**SET PROBLEM**
Reproduce the data exactly and drop any pictures it holds.

··· SOURCE EXCERPT ···

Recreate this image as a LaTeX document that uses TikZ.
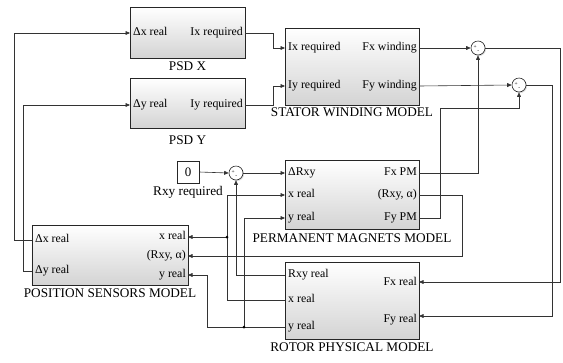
\documentclass[tikz,border=0pt]{standalone}
\usepackage{fontspec}
\setmainfont{Liberation Serif}
\usetikzlibrary{arrows.meta,shadows}
\begin{document}
\begin{tikzpicture}[x=1bp,y=-1bp,
  blk/.style={draw=black!85, line width=0.6bp, top color=white, bottom color=black!17,
    drop shadow={shadow xshift=1.3bp, shadow yshift=-1.3bp, opacity=0.35},
    inner sep=0pt, anchor=center},
  sumnode/.style={circle, draw=black!85, line width=0.6bp, fill=white, minimum size=14bp, inner sep=0pt,
    drop shadow={shadow xshift=1bp, shadow yshift=-1bp, opacity=0.3}},
  constbox/.style={draw=black!85, line width=0.6bp, fill=white, minimum width=22bp, minimum height=22bp, inner sep=0pt,
    font=\fontsize{13}{15}\selectfont},
  plbl/.style={inner sep=0pt, font=\fontsize{11.9}{13}\selectfont},
  tlbl/.style={inner sep=0pt, anchor=mid, font=\fontsize{13.3}{15}\selectfont},
  sgn/.style={inner sep=0pt, font=\fontsize{5.5}{6}\selectfont},
  conn/.style={draw=black!80, line width=0.6bp},
  arr/.style={conn, -{Triangle[length=4.5bp,width=3.8bp]}},
  jdot/.style={circle, fill=black, inner sep=0pt, minimum size=3bp}
]
\useasboundingbox (0,0) rectangle (563,362);

% ---------- blocks ----------
\node[blk, minimum width=115bp, minimum height=51bp] (psdx) at (187.5,32.5) {};
\node[blk, minimum width=115bp, minimum height=50bp] (psdy) at (187.5,103) {};
\node[blk, minimum width=134bp, minimum height=77bp] (stator) at (352,66.5) {};
\node[blk, minimum width=134bp, minimum height=69bp] (pm) at (352,194.5) {};
\node[blk, minimum width=156bp, minimum height=60bp] (pos) at (110,255) {};
\node[blk, minimum width=134bp, minimum height=77bp] (rotor) at (352,300.5) {};
\node[constbox] (const) at (188,172) {0};
\node[sumnode] (sumR) at (236,173) {};
\node[sumnode] (sumA) at (478,48) {};
\node[sumnode] (sumB) at (519,85) {};

% sum signs
\foreach \s in {sumR,sumA,sumB}{
  \node[sgn] (\s-p) at ([xshift=-2.8bp,yshift=1.2bp]\s.center) {+};
  \node[sgn] (\s-m) at ([xshift=0.3bp,yshift=-3.3bp]\s.center) {-};
}

% ---------- titles ----------
\node[tlbl] (tpsdx) at (187.5,68) {PSD X};
\node[tlbl] (tpsdy) at (187.5,142) {PSD Y};
\node[tlbl] (tstator) at (352,114) {STATOR WINDING MODEL};
\node[tlbl] (tpm) at (352,240) {PERMANENT MAGNETS MODEL};
\node[tlbl] (tpos) at (110,295) {POSITION SENSORS MODEL};
\node[tlbl] (trotor) at (352,349) {ROTOR PHYSICAL MODEL};
\node[tlbl] (tconst) at (188,193) {Rxy required};

% ---------- port labels ----------
\node[plbl, anchor=mid west] (l1) at (133,33) {Δx real};
\node[plbl, anchor=mid east] (l2) at (243,33) {Ix required};
\node[plbl, anchor=mid west] (l3) at (133,105) {Δy real};
\node[plbl, anchor=mid east] (l4) at (243,105) {Iy required};
\node[plbl, anchor=mid west] (l5) at (288,48) {Ix required};
\node[plbl, anchor=mid west] (l6) at (288,86) {Iy required};
\node[plbl, anchor=mid east] (l7) at (417,48) {Fx winding};
\node[plbl, anchor=mid east] (l8) at (417,86) {Fy winding};
\node[plbl, anchor=mid west] (l9) at (288,173) {ΔRxy};
\node[plbl, anchor=mid west] (l10) at (288,195) {x real};
\node[plbl, anchor=mid west] (l11) at (288,218) {y real};
\node[plbl, anchor=mid east] (l12) at (417,173) {Fx PM};
\node[plbl, anchor=mid east] (l13) at (417,195) {(Rxy, α)};
\node[plbl, anchor=mid east] (l14) at (417,218) {Fy PM};
\node[plbl, anchor=mid west] (l15) at (35,240) {Δx real};
\node[plbl, anchor=mid west] (l16) at (35,271) {Δy real};
\node[plbl, anchor=mid east] (l17) at (186,237) {x real};
\node[plbl, anchor=mid east] (l18) at (186,256) {(Rxy, α)};
\node[plbl, anchor=mid east] (l19) at (186,275) {y real};
\node[plbl, anchor=mid west] (l20) at (288,275) {Rxy real};
\node[plbl, anchor=mid west] (l21) at (288,300) {x real};
\node[plbl, anchor=mid west] (l22) at (288,327) {y real};
\node[plbl, anchor=mid east] (l23) at (417,283) {Fx real};
\node[plbl, anchor=mid east] (l24) at (417,320) {Fy real};

% ---------- port coordinates ----------
\coordinate (psdx-in) at (130,33);
\coordinate (psdx-out) at (245,33);
\coordinate (psdy-in) at (130,105);
\coordinate (psdy-out) at (245,105);
\coordinate (st-ix) at (285,48);
\coordinate (st-iy) at (285,86);
\coordinate (st-fx) at (419,48);
\coordinate (st-fy) at (419,86);
\coordinate (pm-dr) at (285,173);
\coordinate (pm-x) at (285,195);
\coordinate (pm-y) at (285,218);
\coordinate (pm-fx) at (419,173);
\coordinate (pm-ra) at (419,195);
\coordinate (pm-fy) at (419,218);
\coordinate (pos-dx) at (32,240);
\coordinate (pos-dy) at (32,271);
\coordinate (pos-x) at (188,237);
\coordinate (pos-ra) at (188,256);
\coordinate (pos-y) at (188,275);
\coordinate (ro-rxy) at (285,275);
\coordinate (ro-x) at (285,300);
\coordinate (ro-y) at (285,327);
\coordinate (ro-fx) at (419,282);
\coordinate (ro-fy) at (419,316);
\coordinate (jx) at (227,237);
\coordinate (jy) at (244,327);

% ---------- connectors ----------
\draw[arr] (pos-dx) -- (14,240) -- (14,33) -- (psdx-in);
\draw[arr] (pos-dy) -- (23,271) -- (23,105) -- (psdy-in);
\draw[arr] (psdx-out) -- (273,33) -- (273,48) -- (st-ix);
\draw[arr] (psdy-out) -- (273,105) -- (273,86) -- (st-iy);
\draw[arr] (st-fx) -- (sumA.west);
\draw[arr] (st-fy) -- (sumB.west);
\draw[arr] (sumA.east) -- (560,48) -- (560,282) -- (ro-fx);
\draw[arr] (sumB.east) -- (552,85) -- (552,316) -- (ro-fy);
\draw[arr] (pm-fx) -- (478,173) -- (sumA.south);
\draw[arr] (pm-fy) -- (440,218) -- (440,108) -- (519,108) -- (sumB.south);
\draw[arr] (pm-ra) -- (462,195) -- (462,256) -- (pos-ra);
\draw[arr] (const.east) -- (sumR.west);
\draw[arr] (sumR.east) -- (pm-dr);
\draw[arr] (ro-rxy) -- (236,275) -- (sumR.south);
\draw[arr] (ro-x) -- (227,300) -- (227,195) -- (pm-x);
\draw[arr] (jx) -- (pos-x);
\draw[arr] (ro-y) -- (207,327) -- (207,275) -- (pos-y);
\draw[arr] (jy) -- (244,218) -- (pm-y);
\node[jdot] (dx) at (jx) {};
\node[jdot] (dy) at (jy) {};
\end{tikzpicture}
\end{document}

···

**TASK SOLUTION**
Recreate this image as a LaTeX document that uses TikZ.
\documentclass[tikz,border=0pt]{standalone}
\usepackage{fontspec}
\setmainfont{Liberation Serif}
\usetikzlibrary{arrows.meta,shadows}
\begin{document}
\begin{tikzpicture}[x=1bp,y=-1bp,
  blk/.style={draw=black!85, line width=0.6bp, top color=white, bottom color=black!17,
    drop shadow={shadow xshift=1.3bp, shadow yshift=-1.3bp, opacity=0.35},
    inner sep=0pt, anchor=center},
  sumnode/.style={circle, draw=black!85, line width=0.6bp, fill=white, minimum size=14bp, inner sep=0pt,
    drop shadow={shadow xshift=1bp, shadow yshift=-1bp, opacity=0.3}},
  constbox/.style={draw=black!85, line width=0.6bp, fill=white, minimum width=22bp, minimum height=22bp, inner sep=0pt,
    font=\fontsize{13}{15}\selectfont},
  plbl/.style={inner sep=0pt, font=\fontsize{11.9}{13}\selectfont},
  tlbl/.style={inner sep=0pt, anchor=mid, font=\fontsize{13.3}{15}\selectfont},
  sgn/.style={inner sep=0pt, font=\fontsize{5.5}{6}\selectfont},
  conn/.style={draw=black!80, line width=0.6bp},
  arr/.style={conn, -{Triangle[length=4.5bp,width=3.8bp]}},
  jdot/.style={circle, fill=black, inner sep=0pt, minimum size=3bp}
]
\useasboundingbox (0,0) rectangle (563,362);

% ---------- blocks ----------
\node[blk, minimum width=115bp, minimum height=51bp] (psdx) at (187.5,32.5) {};
\node[blk, minimum width=115bp, minimum height=50bp] (psdy) at (187.5,103) {};
\node[blk, minimum width=134bp, minimum height=77bp] (stator) at (352,66.5) {};
\node[blk, minimum width=134bp, minimum height=69bp] (pm) at (352,194.5) {};
\node[blk, minimum width=156bp, minimum height=60bp] (pos) at (110,255) {};
\node[blk, minimum width=134bp, minimum height=77bp] (rotor) at (352,300.5) {};
\node[constbox] (const) at (188,172) {0};
\node[sumnode] (sumR) at (236,173) {};
\node[sumnode] (sumA) at (478,48) {};
\node[sumnode] (sumB) at (519,85) {};

% sum signs
\foreach \s in {sumR,sumA,sumB}{
  \node[sgn] (\s-p) at ([xshift=-2.8bp,yshift=1.2bp]\s.center) {+};
  \node[sgn] (\s-m) at ([xshift=0.3bp,yshift=-3.3bp]\s.center) {-};
}

% ---------- titles ----------
\node[tlbl] (tpsdx) at (187.5,68) {PSD X};
\node[tlbl] (tpsdy) at (187.5,142) {PSD Y};
\node[tlbl] (tstator) at (352,114) {STATOR WINDING MODEL};
\node[tlbl] (tpm) at (352,240) {PERMANENT MAGNETS MODEL};
\node[tlbl] (tpos) at (110,295) {POSITION SENSORS MODEL};
\node[tlbl] (trotor) at (352,349) {ROTOR PHYSICAL MODEL};
\node[tlbl] (tconst) at (188,193) {Rxy required};

% ---------- port labels ----------
\node[plbl, anchor=mid west] (l1) at (133,33) {Δx real};
\node[plbl, anchor=mid east] (l2) at (243,33) {Ix required};
\node[plbl, anchor=mid west] (l3) at (133,105) {Δy real};
\node[plbl, anchor=mid east] (l4) at (243,105) {Iy required};
\node[plbl, anchor=mid west] (l5) at (288,48) {Ix required};
\node[plbl, anchor=mid west] (l6) at (288,86) {Iy required};
\node[plbl, anchor=mid east] (l7) at (417,48) {Fx winding};
\node[plbl, anchor=mid east] (l8) at (417,86) {Fy winding};
\node[plbl, anchor=mid west] (l9) at (288,173) {ΔRxy};
\node[plbl, anchor=mid west] (l10) at (288,195) {x real};
\node[plbl, anchor=mid west] (l11) at (288,218) {y real};
\node[plbl, anchor=mid east] (l12) at (417,173) {Fx PM};
\node[plbl, anchor=mid east] (l13) at (417,195) {(Rxy, α)};
\node[plbl, anchor=mid east] (l14) at (417,218) {Fy PM};
\node[plbl, anchor=mid west] (l15) at (35,240) {Δx real};
\node[plbl, anchor=mid west] (l16) at (35,271) {Δy real};
\node[plbl, anchor=mid east] (l17) at (186,237) {x real};
\node[plbl, anchor=mid east] (l18) at (186,256) {(Rxy, α)};
\node[plbl, anchor=mid east] (l19) at (186,275) {y real};
\node[plbl, anchor=mid west] (l20) at (288,275) {Rxy real};
\node[plbl, anchor=mid west] (l21) at (288,300) {x real};
\node[plbl, anchor=mid west] (l22) at (288,327) {y real};
\node[plbl, anchor=mid east] (l23) at (417,283) {Fx real};
\node[plbl, anchor=mid east] (l24) at (417,320) {Fy real};

% ---------- port coordinates ----------
\coordinate (psdx-in) at (130,33);
\coordinate (psdx-out) at (245,33);
\coordinate (psdy-in) at (130,105);
\coordinate (psdy-out) at (245,105);
\coordinate (st-ix) at (285,48);
\coordinate (st-iy) at (285,86);
\coordinate (st-fx) at (419,48);
\coordinate (st-fy) at (419,86);
\coordinate (pm-dr) at (285,173);
\coordinate (pm-x) at (285,195);
\coordinate (pm-y) at (285,218);
\coordinate (pm-fx) at (419,173);
\coordinate (pm-ra) at (419,195);
\coordinate (pm-fy) at (419,218);
\coordinate (pos-dx) at (32,240);
\coordinate (pos-dy) at (32,271);
\coordinate (pos-x) at (188,237);
\coordinate (pos-ra) at (188,256);
\coordinate (pos-y) at (188,275);
\coordinate (ro-rxy) at (285,275);
\coordinate (ro-x) at (285,300);
\coordinate (ro-y) at (285,327);
\coordinate (ro-fx) at (419,282);
\coordinate (ro-fy) at (419,316);
\coordinate (jx) at (227,237);
\coordinate (jy) at (244,327);

% ---------- connectors ----------
\draw[arr] (pos-dx) -- (14,240) -- (14,33) -- (psdx-in);
\draw[arr] (pos-dy) -- (23,271) -- (23,105) -- (psdy-in);
\draw[arr] (psdx-out) -- (273,33) -- (273,48) -- (st-ix);
\draw[arr] (psdy-out) -- (273,105) -- (273,86) -- (st-iy);
\draw[arr] (st-fx) -- (sumA.west);
\draw[arr] (st-fy) -- (sumB.west);
\draw[arr] (sumA.east) -- (560,48) -- (560,282) -- (ro-fx);
\draw[arr] (sumB.east) -- (552,85) -- (552,316) -- (ro-fy);
\draw[arr] (pm-fx) -- (478,173) -- (sumA.south);
\draw[arr] (pm-fy) -- (440,218) -- (440,108) -- (519,108) -- (sumB.south);
\draw[arr] (pm-ra) -- (462,195) -- (462,256) -- (pos-ra);
\draw[arr] (const.east) -- (sumR.west);
\draw[arr] (sumR.east) -- (pm-dr);
\draw[arr] (ro-rxy) -- (236,275) -- (sumR.south);
\draw[arr] (ro-x) -- (227,300) -- (227,195) -- (pm-x);
\draw[arr] (jx) -- (pos-x);
\draw[arr] (ro-y) -- (207,327) -- (207,275) -- (pos-y);
\draw[arr] (jy) -- (244,218) -- (pm-y);
\node[jdot] (dx) at (jx) {};
\node[jdot] (dy) at (jy) {};
\end{tikzpicture}
\end{document}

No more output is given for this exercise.